Editorial Note - This actually reads like two days' worth of NewsBreak, with the intervening headline and date lost in the archiving. Odd.

I'm Sorry, Lord of the What? (5/13/98)

Michael Flatley, who ripped off his shirt, tied it around his head, greased up his chest, and leapt into the public eye as part of "Riverdance", then his own "Lord of the Dance", may be hanging up his dance shoes.

Variety, the only true source for important news, reports that an upcoming outdoor show in London may be Flatley's final stage bow. According to the article, Flatley is looking at acting or possibly boxing as his next career move.

Fans of the self-proclaimed Dance Ubermeister were understandably upset. Some have already begun to proclaim the Second Coming of the Lord of the Dance, while others blamed Mickey Rourke for setting such a vibrant, sterling example of a successful actor/boxer.

Three items today, to make up for the fact that nothing funny happened over the weekend other than Eddie Rabbitt dying:

First, a headline from Yahoo's news service to crack up my fellow Homegamers. "GPS on top of the world, ma". For those of you who don't have the slightest idea what I'm talking about, one of the running jokes in the Homegame (see Homegame.org for details), is that certain manly movies often have manly scenes where manly men talk about manly things with their shirts off, while sweating. This, we refer to as "Gay Porn Subtext". If the producers chose to, they could use that scene to turn their movie into a gay porn flick. Which is why the headline's so funny.

Second Yahoo, Yahoo Serious, is attempting to make his big movie comeback. The Australian comic learned the hard way that Americans prefer their stupidity home-grown when his "Young Einstein" flopped. He has since been the punchline to hundreds of other jokes, some of them funny. Anyway, Yahoo's next project is the wonderfully titled "Mr. Accident". Here's hoping it's not the first wacky Olestra comedy.
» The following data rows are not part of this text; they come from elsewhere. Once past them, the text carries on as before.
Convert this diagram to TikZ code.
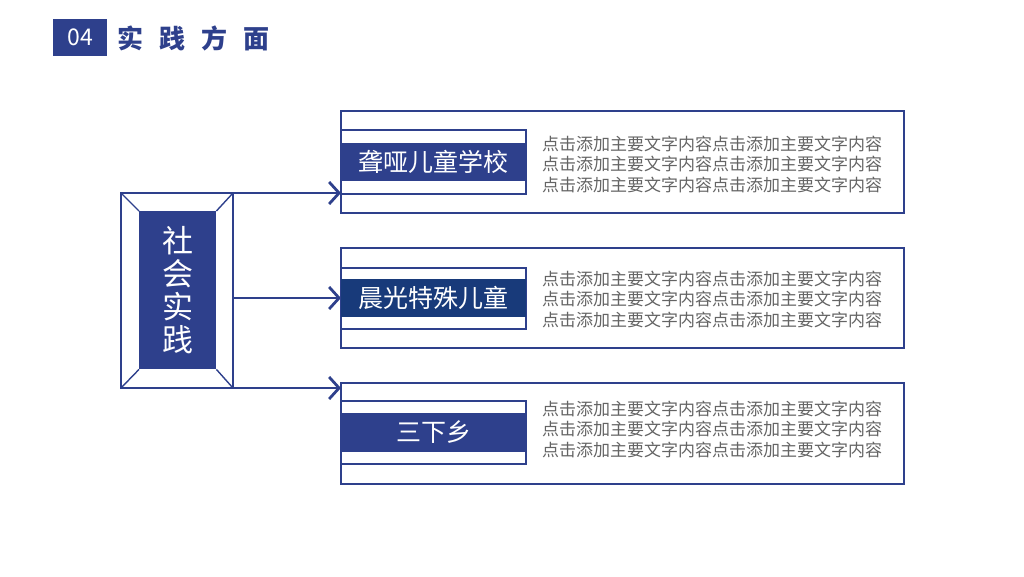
\documentclass[tikz,border=0pt]{standalone}
\usepackage{fontspec}
\setmainfont{Noto Sans CJK SC}
\usetikzlibrary{arrows.meta}

\definecolor{mainblue}{RGB}{46,64,140}
\definecolor{deepblue}{RGB}{24,58,122}
\definecolor{bodygray}{RGB}{100,100,100}

\begin{document}
\begin{tikzpicture}[x=1pt,y=-1pt,
  frame/.style={draw=mainblue,line width=2pt,inner sep=0pt,outer sep=0pt,anchor=north west},
  band/.style={fill=mainblue,inner sep=0pt,outer sep=0pt,anchor=north west,text=white,
    minimum width=185pt,font=\fontsize{25}{28}\selectfont},
  body/.style={anchor=west,align=left,text=bodygray,inner sep=0pt,
    font=\fontsize{17}{20.5}\selectfont},
  arr/.style={draw=mainblue,line width=1.3pt,
    -{Straight Barb[length=10pt,width=22pt,line width=2.8pt]}}]
% Canvas
\useasboundingbox (0,0) rectangle (1024,576);

% Header
\node[fill=mainblue,text=white,minimum width=54pt,minimum height=37pt,inner sep=0pt,
  font=\fontsize{23}{26}\selectfont] (num) at (80,37.5) {04};
\node[anchor=west,text=mainblue,inner sep=0pt,font=\fontsize{26}{30}\selectfont\bfseries]
  (title) at (117,38) {实\hspace{16pt}践\hspace{16pt}方\hspace{16pt}面};

% Left box
\node[frame,minimum width=112pt,minimum height=195pt] (sj) at (121,193) {};
\node[fill=mainblue,inner sep=0pt,anchor=north west,minimum width=77pt,minimum height=158pt]
  (sjin) at (139,211) {};
\draw[mainblue,line width=1.4pt] (sj.north west) -- (sjin.north west);
\draw[mainblue,line width=1.4pt] (sj.north east) -- (sjin.north east);
\draw[mainblue,line width=1.4pt] (sj.south west) -- (sjin.south west);
\draw[mainblue,line width=1.4pt] (sj.south east) -- (sjin.south east);
\node[text=white,align=center,inner sep=0pt,font=\fontsize{31}{33}\selectfont]
  (sjtext) at (sjin.center) {社\\会\\实\\践};

% Right boxes
\node[frame,minimum width=563pt,minimum height=102pt] (b1) at (341,111) {};
\node[frame,minimum width=185pt,minimum height=64pt] (t1) at (341,130) {};
\node[band,minimum height=38pt] (l1) at (341,143) {聋哑儿童学校};
\node[body] (d1) at (542,164) {点击添加主要文字内容点击添加主要文字内容\\点击添加主要文字内容点击添加主要文字内容\\点击添加主要文字内容点击添加主要文字内容};

\node[frame,minimum width=563pt,minimum height=100pt] (b2) at (341,248) {};
\node[frame,minimum width=185pt,minimum height=61pt] (t2) at (341,268) {};
\node[band,fill=deepblue,minimum height=38pt] (l2) at (341,279) {晨光特殊儿童};
\node[body] (d2) at (542,299) {点击添加主要文字内容点击添加主要文字内容\\点击添加主要文字内容点击添加主要文字内容\\点击添加主要文字内容点击添加主要文字内容};

\node[frame,minimum width=563pt,minimum height=101pt] (b3) at (341,383) {};
\node[frame,minimum width=185pt,minimum height=63pt] (t3) at (341,401) {};
\node[band,minimum height=39pt] (l3) at (341,413) {三下乡};
\node[body] (d3) at (542,429) {点击添加主要文字内容点击添加主要文字内容\\点击添加主要文字内容点击添加主要文字内容\\点击添加主要文字内容点击添加主要文字内容};

% Arrows
\draw[arr] (sj.north east) -- (sj.north east -| b1.west);
\draw[arr] (sj.east |- l2.center) -- (l2.west);
\draw[arr] (sj.south east) -- (sj.south east -| b3.west);
\end{tikzpicture}
\end{document}
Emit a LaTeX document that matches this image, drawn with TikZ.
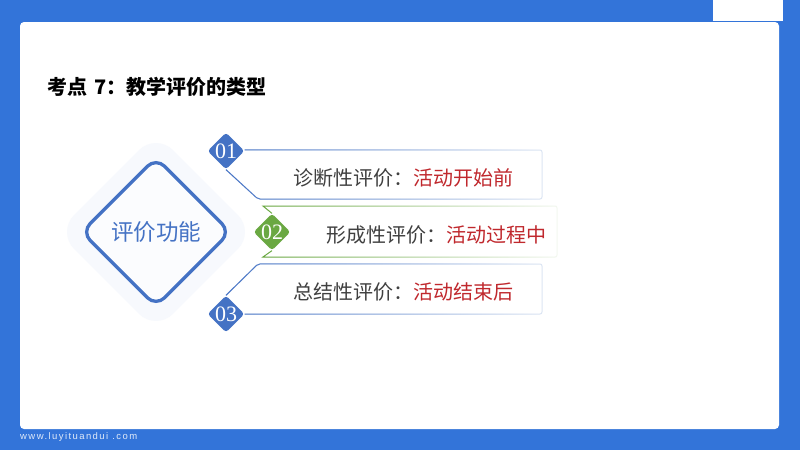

Third Yahoos: the bunch of Seinfeld writers who got caught on security cameras ripping off memorabilia from the show's set, including Jerry's intercom. Which just proves that Seinfeld doesn't pick writers for their brains. But one burning question remains. Will NBC Security sell the footage to Fox for "Worlds Stupidest Criminals Caught Doing Naughty Things On The Job IV"?